I loved sport at school, I have loved sport since I left school (in fact I have worked in professional sport for over 20 years) and I will always love sport.
This morning I was awoken by Radio 5 and listened to the news and the subsequent comment surrounding physical education in schools. It has been an interesting listen and made me reflect on how my personal beliefs regarding physical activity and sport at school have changed.
Over the past year I have shifted my focus from being very pro school sport to a view point that physical activity and physical education for all, rather than sport, is surely the goal for a teacher. Sport will be performed well by a small percentage of pupils, however sport can often lead to an emphasis on skill and winning (not always by the teacher, often by parent and pupil).
Physical education however needs to engage all to give children a better understanding of a behaviour that will have a very direct impact on their life expectancy, their quality of life and indeed their future resilience.

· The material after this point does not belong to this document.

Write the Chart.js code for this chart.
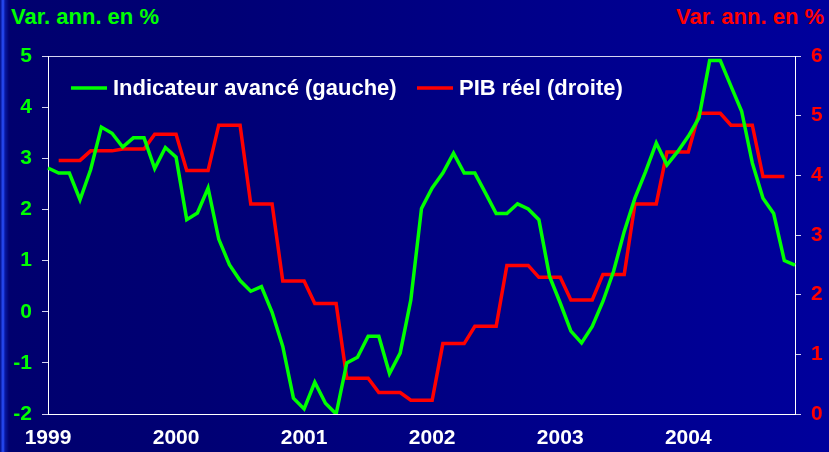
<!DOCTYPE html>
<html>
<head>
<meta charset="utf-8">
<script src="https://cdn.jsdelivr.net/npm/chart.js@4/dist/chart.umd.min.js"></script>
<style>
  html, body { margin: 0; padding: 0; }
  body {
    width: 829px; height: 452px; overflow: hidden; position: relative;
    background: linear-gradient(to right, #000a80 0px, #2a50ff 3px, #0818a0 5px, #00006e 9px, #000074 25%, #00008a 65%, #00009c 100%);
    font-family: "Liberation Sans", Arial, sans-serif;
  }
  #chart { position: absolute; left: 0; top: 0; }
  .unit { position: absolute; top: 6px; font-weight: bold; font-size: 22px; line-height: 22px; white-space: nowrap; }
  #unitLeft { left: 11px; color: #00ff00; }
  #unitRight { right: 5px; color: #ff0000; }
</style>
</head>
<body>
<div id="unitLeft" class="unit">Var. ann. en %</div>
<div id="unitRight" class="unit">Var. ann. en %</div>
<canvas id="chart" width="829" height="452"></canvas>
<script>
const years = ['1999', '2000', '2001', '2002', '2003', '2004'];
const monthNames = ['01', '02', '03', '04', '05', '06', '07', '08', '09', '10', '11', '12'];

// Indicateur avancé (gauche), monthly, Jan 1999 - Nov 2004
const indicateur = [
    2.81, 2.71, 2.71, 2.19, 2.78, 3.61, 3.49, 3.22, 3.40, 3.40, 2.80, 3.21,
    3.02, 1.80, 1.93, 2.42, 1.42, 0.92, 0.61, 0.40, 0.49, -0.01, -0.68, -1.69,
    -1.90, -1.38, -1.79, -2.00, -1.00, -0.89, -0.48, -0.48, -1.21, -0.81, 0.23, 2.02,
    2.42, 2.71, 3.10, 2.71, 2.71, 2.32, 1.92, 1.92, 2.11, 2.01, 1.80, 0.69,
    0.17, -0.38, -0.61, -0.29, 0.20, 0.79, 1.57, 2.22, 2.74, 3.30, 2.87, 3.13,
    3.43, 3.79, 4.91, 4.91, 4.41, 3.92, 2.91, 2.22, 1.92, 1.00, 0.91
];

// PIB réel (droite), quarterly values repeated per month
const pib = [
    null, 4.25, 4.25, 4.25, 4.41, 4.41, 4.41, 4.44, 4.44, 4.44, 4.69, 4.69,
    4.69, 4.08, 4.08, 4.08, 4.84, 4.84, 4.84, 3.52, 3.52, 3.52, 2.23, 2.23,
    2.23, 1.85, 1.85, 1.85, 0.60, 0.60, 0.60, 0.36, 0.36, 0.36, 0.23, 0.23,
    0.23, 1.18, 1.18, 1.18, 1.47, 1.47, 1.47, 2.49, 2.49, 2.49, 2.29, 2.29,
    2.29, 1.91, 1.91, 1.91, 2.34, 2.34, 2.34, 3.52, 3.52, 3.52, 4.39, 4.39,
    4.39, 5.04, 5.04, 5.04, 4.84, 4.84, 4.84, 3.98, 3.98, 3.98, null
];

const labels = years.flatMap(y => monthNames.map(m => y + '-' + m)).slice(0, indicateur.length);

const FONT = '"Liberation Sans", Arial, sans-serif';
const lineGrey = '#d4d4f0';

// legend drawn inside the plot area, on one row
const legendOffsets = [23, 369];
const insideLegend = {
    id: 'insideLegend',
    afterDraw(chart) {
        const ctx = chart.ctx;
        const area = chart.chartArea;
        const y = area.top + 32;
        ctx.save();
        ctx.font = 'bold 22px ' + FONT;
        ctx.textBaseline = 'middle';
        chart.data.datasets.forEach((ds, i) => {
            const x = area.left + legendOffsets[i];
            ctx.strokeStyle = ds.borderColor;
            ctx.lineWidth = 3.5;
            ctx.beginPath();
            ctx.moveTo(x, y);
            ctx.lineTo(x + 36, y);
            ctx.stroke();
            ctx.fillStyle = '#ffffff';
            ctx.fillText(ds.label, x + 42, y + 1);
        });
        ctx.restore();
    }
};

new Chart(document.getElementById('chart'), {
    type: 'line',
    data: {
        labels: labels,
        datasets: [
            {label: 'Indicateur avancé (gauche)', data: indicateur, yAxisID: 'y',
             borderColor: '#00ff00', borderWidth: 3.5, pointRadius: 0, tension: 0},
            {label: 'PIB réel (droite)', data: pib, yAxisID: 'y1',
             borderColor: '#ff0000', borderWidth: 3.5, pointRadius: 0, tension: 0},
        ]
    },
    options: {
        responsive: false,
        animation: false,
        layout: {padding: {top: 56, left: 0, right: 0, bottom: 0}},
        plugins: {legend: {display: false}, tooltip: {enabled: false}},
        scales: {
            x: {
                grid: {display: false, drawTicks: false},
                border: {display: true, color: '#ffffff', width: 1},
                ticks: {
                    autoSkip: false, maxRotation: 0, padding: 12, color: '#ffffff',
                    font: {family: FONT, size: 21, weight: 'bold'},
                    callback: function (val, i) {
                        const l = labels[i];
                        return l.endsWith('-01') ? l.slice(0, 4) : '';
                    }
                },
                afterFit: s => { s.height = 38; }
            },
            y: {
                position: 'left', min: -2, max: 5,
                ticks: {stepSize: 1, padding: 10, color: '#00ff00', font: {family: FONT, size: 21, weight: 'bold'}},
                grid: {
                    color: c => c.tick && c.tick.value === 5 ? lineGrey : 'transparent',
                    tickColor: lineGrey, tickLength: 6
                },
                border: {display: true, color: '#ffffff', width: 1},
                afterFit: s => { s.width = 48; }
            },
            y1: {
                position: 'right', min: 0, max: 6,
                ticks: {stepSize: 1, padding: 10, color: '#ff0000', font: {family: FONT, size: 21, weight: 'bold'}},
                grid: {drawOnChartArea: false, tickColor: lineGrey, tickLength: 6},
                border: {display: true, color: '#ffffff', width: 1},
                afterFit: s => { s.width = 34; }
            }
        }
    },
    plugins: [insideLegend]
});
</script>
</body>
</html>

Three years ago I used Firstbeat technology to monitor the health promoting physical activity of my daughter over the time when she left the house until the time she came home. Alice walked to school, had a P.E. lesson (soccer), after school netball (an activity she enjoys), she was picked up by car from school at the end of her day – the results made for interesting reading and are shown below.
The findings of this were:
• Total health promoting physical activity was 50 minutes
• If you cut out the walk to school and after school netball only 15 minutes of health promoting physical activity was achieved, some of which was recorded during the morning ‘play time’.

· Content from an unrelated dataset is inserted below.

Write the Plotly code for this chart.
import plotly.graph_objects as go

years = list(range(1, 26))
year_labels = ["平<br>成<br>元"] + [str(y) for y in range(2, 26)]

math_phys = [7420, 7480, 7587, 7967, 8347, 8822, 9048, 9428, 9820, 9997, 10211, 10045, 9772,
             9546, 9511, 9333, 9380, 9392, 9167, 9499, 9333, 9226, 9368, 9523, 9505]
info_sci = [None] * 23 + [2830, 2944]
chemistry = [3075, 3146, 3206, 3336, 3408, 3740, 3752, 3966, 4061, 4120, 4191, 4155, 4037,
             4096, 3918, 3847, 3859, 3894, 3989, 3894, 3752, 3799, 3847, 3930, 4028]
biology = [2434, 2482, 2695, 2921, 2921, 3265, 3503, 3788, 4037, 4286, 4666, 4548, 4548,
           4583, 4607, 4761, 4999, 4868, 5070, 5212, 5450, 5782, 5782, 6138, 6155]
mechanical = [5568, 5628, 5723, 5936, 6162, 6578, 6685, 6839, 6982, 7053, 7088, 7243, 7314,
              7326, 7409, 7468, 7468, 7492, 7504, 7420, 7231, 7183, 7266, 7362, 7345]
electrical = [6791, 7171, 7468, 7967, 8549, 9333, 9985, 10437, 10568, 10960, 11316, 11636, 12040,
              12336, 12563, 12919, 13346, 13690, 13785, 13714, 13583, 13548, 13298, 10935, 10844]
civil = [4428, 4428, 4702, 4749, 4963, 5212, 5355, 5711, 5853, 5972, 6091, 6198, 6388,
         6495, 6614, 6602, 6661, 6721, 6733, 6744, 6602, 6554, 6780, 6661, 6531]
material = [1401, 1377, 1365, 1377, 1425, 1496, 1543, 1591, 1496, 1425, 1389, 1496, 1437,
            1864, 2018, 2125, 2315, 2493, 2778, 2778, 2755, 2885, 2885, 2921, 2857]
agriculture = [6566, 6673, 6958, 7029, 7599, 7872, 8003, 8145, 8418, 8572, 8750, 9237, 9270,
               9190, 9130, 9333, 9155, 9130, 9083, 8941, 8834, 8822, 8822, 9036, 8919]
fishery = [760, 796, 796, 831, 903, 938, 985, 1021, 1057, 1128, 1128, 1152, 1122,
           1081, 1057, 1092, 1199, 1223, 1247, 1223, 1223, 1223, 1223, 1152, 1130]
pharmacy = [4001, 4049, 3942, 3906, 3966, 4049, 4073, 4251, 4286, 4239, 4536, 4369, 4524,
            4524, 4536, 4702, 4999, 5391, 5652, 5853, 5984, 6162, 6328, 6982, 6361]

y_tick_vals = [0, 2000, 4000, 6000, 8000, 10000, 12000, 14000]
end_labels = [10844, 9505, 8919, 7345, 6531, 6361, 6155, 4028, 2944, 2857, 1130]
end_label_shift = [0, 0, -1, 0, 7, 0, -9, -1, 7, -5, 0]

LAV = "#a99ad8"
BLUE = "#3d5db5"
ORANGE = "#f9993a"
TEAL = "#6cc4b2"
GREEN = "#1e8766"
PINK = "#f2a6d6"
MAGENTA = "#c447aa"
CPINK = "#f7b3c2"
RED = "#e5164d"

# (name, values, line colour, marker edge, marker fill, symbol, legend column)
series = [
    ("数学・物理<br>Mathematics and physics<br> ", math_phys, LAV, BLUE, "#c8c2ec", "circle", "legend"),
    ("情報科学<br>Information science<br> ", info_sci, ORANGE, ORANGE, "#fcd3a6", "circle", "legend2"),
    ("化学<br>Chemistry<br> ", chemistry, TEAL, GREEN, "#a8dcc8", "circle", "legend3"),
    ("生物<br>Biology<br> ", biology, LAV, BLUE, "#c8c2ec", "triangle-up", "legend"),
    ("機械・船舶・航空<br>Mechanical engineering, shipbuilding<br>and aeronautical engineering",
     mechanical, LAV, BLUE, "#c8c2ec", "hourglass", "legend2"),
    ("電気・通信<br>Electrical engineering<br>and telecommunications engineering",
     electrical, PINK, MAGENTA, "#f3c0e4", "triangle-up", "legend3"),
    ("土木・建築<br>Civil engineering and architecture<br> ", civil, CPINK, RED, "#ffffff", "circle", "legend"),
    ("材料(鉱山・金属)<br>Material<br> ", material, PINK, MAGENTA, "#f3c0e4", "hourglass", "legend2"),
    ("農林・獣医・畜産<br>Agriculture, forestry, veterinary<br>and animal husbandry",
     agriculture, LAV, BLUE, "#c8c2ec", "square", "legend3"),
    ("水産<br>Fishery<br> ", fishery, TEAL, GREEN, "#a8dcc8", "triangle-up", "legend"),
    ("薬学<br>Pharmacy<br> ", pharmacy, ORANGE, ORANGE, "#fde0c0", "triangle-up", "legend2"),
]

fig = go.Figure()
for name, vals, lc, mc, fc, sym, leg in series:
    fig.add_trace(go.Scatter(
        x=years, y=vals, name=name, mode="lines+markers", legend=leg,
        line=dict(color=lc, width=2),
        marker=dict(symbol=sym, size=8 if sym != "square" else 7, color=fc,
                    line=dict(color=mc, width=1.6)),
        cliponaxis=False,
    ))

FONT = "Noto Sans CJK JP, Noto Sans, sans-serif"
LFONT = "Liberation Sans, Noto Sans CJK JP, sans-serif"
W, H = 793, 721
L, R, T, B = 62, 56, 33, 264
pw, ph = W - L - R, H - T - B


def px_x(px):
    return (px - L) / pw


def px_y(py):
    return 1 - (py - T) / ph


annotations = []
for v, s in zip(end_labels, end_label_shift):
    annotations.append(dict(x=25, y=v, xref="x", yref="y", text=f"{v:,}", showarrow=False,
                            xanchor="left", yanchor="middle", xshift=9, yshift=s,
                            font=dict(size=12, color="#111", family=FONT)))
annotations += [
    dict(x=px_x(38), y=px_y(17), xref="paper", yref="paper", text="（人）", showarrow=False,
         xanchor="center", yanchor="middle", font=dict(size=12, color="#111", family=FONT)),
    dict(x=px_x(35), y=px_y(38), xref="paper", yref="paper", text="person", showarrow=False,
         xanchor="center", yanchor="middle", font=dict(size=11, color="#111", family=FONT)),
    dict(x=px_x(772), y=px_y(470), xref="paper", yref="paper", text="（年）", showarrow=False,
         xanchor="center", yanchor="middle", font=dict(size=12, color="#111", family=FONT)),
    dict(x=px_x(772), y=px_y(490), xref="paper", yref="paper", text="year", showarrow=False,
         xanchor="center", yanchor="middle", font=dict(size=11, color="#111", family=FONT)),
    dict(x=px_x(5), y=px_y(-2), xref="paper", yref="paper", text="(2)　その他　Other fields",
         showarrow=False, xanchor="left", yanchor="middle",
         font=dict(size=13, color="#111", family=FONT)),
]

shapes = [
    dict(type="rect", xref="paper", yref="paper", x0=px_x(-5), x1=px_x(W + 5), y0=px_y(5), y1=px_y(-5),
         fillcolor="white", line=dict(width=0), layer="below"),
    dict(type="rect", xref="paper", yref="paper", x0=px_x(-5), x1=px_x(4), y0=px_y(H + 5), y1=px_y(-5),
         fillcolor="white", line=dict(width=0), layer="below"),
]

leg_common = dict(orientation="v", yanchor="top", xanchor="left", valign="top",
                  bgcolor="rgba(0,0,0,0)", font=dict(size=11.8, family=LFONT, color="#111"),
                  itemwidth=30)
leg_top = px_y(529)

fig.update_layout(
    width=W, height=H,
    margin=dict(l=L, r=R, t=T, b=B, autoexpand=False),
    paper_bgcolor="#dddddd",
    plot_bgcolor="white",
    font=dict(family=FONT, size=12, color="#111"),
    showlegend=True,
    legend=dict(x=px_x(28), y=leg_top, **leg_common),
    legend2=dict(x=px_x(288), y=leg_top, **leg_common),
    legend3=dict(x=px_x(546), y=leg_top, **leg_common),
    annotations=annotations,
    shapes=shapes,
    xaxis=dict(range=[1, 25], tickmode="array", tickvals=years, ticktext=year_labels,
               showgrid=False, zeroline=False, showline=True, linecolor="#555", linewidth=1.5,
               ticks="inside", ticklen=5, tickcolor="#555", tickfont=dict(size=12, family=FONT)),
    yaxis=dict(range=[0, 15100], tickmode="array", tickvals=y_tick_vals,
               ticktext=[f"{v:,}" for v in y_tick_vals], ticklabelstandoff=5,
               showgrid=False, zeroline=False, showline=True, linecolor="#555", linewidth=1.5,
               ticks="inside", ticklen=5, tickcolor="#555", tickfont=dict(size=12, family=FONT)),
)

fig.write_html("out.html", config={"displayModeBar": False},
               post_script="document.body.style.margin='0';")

Now it may have been that the football based PE lesson was a theoretical session, maybe debating the subtle differences between a 4-4-2 and a 3-5-1-1 formation, but did the girls really need to get into their sports clothes and football boots if that was the case. No my guess is that this was designed to be a session that delivered a physical activity, but one that failed for my daughter and I suspect many others!
The demands of teaching are tough, especially when resources such as schools sports co-ordinators disappear out of the system. If the expectations on a teacher are to increase then their knowledge base may need to supported and an emphasis on training should be a priority. If this does not happen it could well be that teachers and pupils and families become disengaged in the well documented benefits and importance of physical activity.